First Stroke Guidelines for Women Emphasize PreventionNicole Ostrow
The first stroke guidelines to specifically target women emphasize prevention earlier in life and recognize unique female risks for the disorder, including pregnancy and birth control pills.
Women live longer than men, though suffer about 55,000 more strokes each year and have poorer health following an attack, according to a scientific statement by the American Heart Association and American Stroke Association in the journal Stroke. While women and men share many of the same risk factors, pregnancy, childbirth and hormones also affect a woman’s chance of stroke, sparking a need for gender-specific guidelines, the authors said.
“In the old way, we really kept everyone in the same bucket,” M. Shazam Hussain, head of the stroke center at the Cleveland Clinic in Ohio, who wasn’t an author of today’s paper, said in a telephone interview. “We treated everyone the same. More and more evidence has been accumulating that with women, there are things that are different.”

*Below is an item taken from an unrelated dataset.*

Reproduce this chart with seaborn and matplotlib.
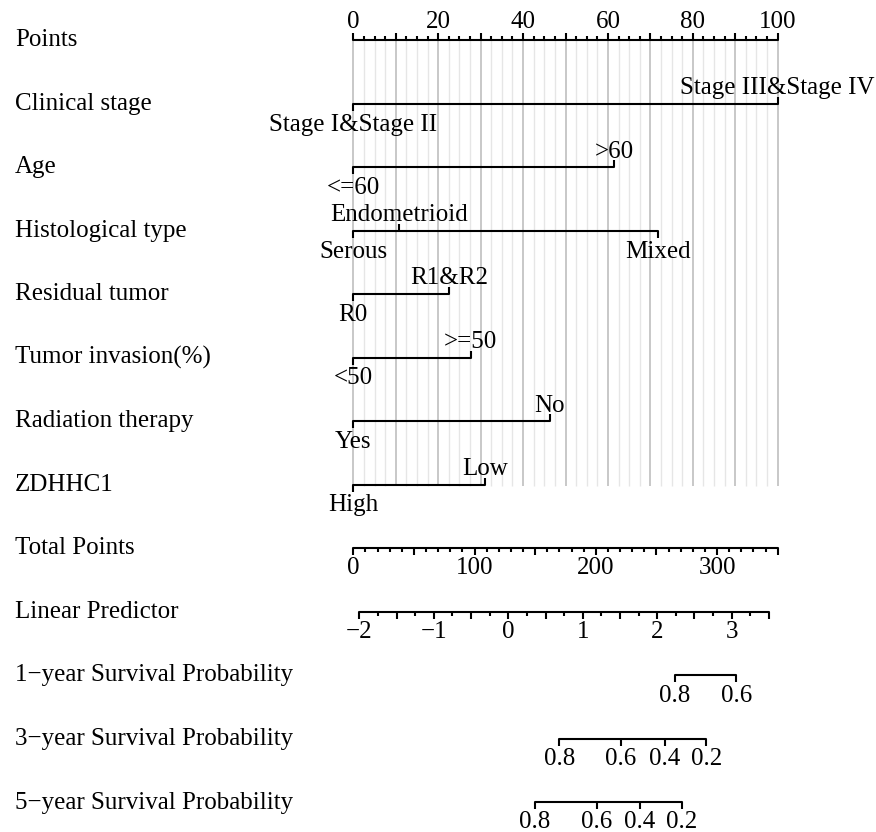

A stroke occurs when blood flow to the brain stops, according to the U.S. National Institutes of Health. Brain cells begin to die within minutes. Ischemic stroke, the most common, is caused by a blood clot, while hemorrhagic stroke is caused by a blood vessel that breaks and bleeds into the brain.
Diabetes, depression, high blood pressure, migraine with aura, emotional stress and irregular heartbeats are more common or stronger stroke-risk factors in women than men.
Researchers said today that pregnancy-induced high blood pressure, called preeclampsia, should be considered a risk factor for stroke later in life. That’s because women who have preeclampsia have double the risk of stroke and four times the risk of high blood pressure when they’re older, according to the paper. Doctors should treat other stroke risk factors like smoking, obesity and high cholesterol in these women early.
The research also suggests that doctors treat women with high blood pressure prior to pregnancy to lower their risk of developing preeclampsia. And doctors should consider treating women who have moderately high blood pressure during pregnancy with heart drugs, like beta blockers, said Cheryl Bushnell, the lead study author.
Women who are considering birth control pills should be screened for high blood pressure prior to use and women who have migraine headaches with aura should stop smoking, they said.
“Prevention can start at a young age. We want to make sure both women and their doctors are aware of the factors that some of these pregnancy-related complications can be risk factors even after child bearing,” Bushnell, an associate professor of neurology and director of the Stroke Center at Wake Forest Baptist Medical Center in Winston-Salem, North Carolina, said in a telephone interview. “If younger women get started with prevention now, they can perhaps prevent themselves from having a stroke later in life.”
The paper also suggests that women exercise regularly, abstain from smoking, and eat a diet full of fruits, vegetables, grains, nuts, olive oil and foods low in saturated fats to help prevent stroke. Also, doctors should monitor women over the age of 75 years for the most common type of irregular heartbeats, which is associated with a fourfold to fivefold increased risk of stroke.
More studies are needed to better understand how much these gender-specific factors contribute to a woman’s total stroke risk, Bushnell said.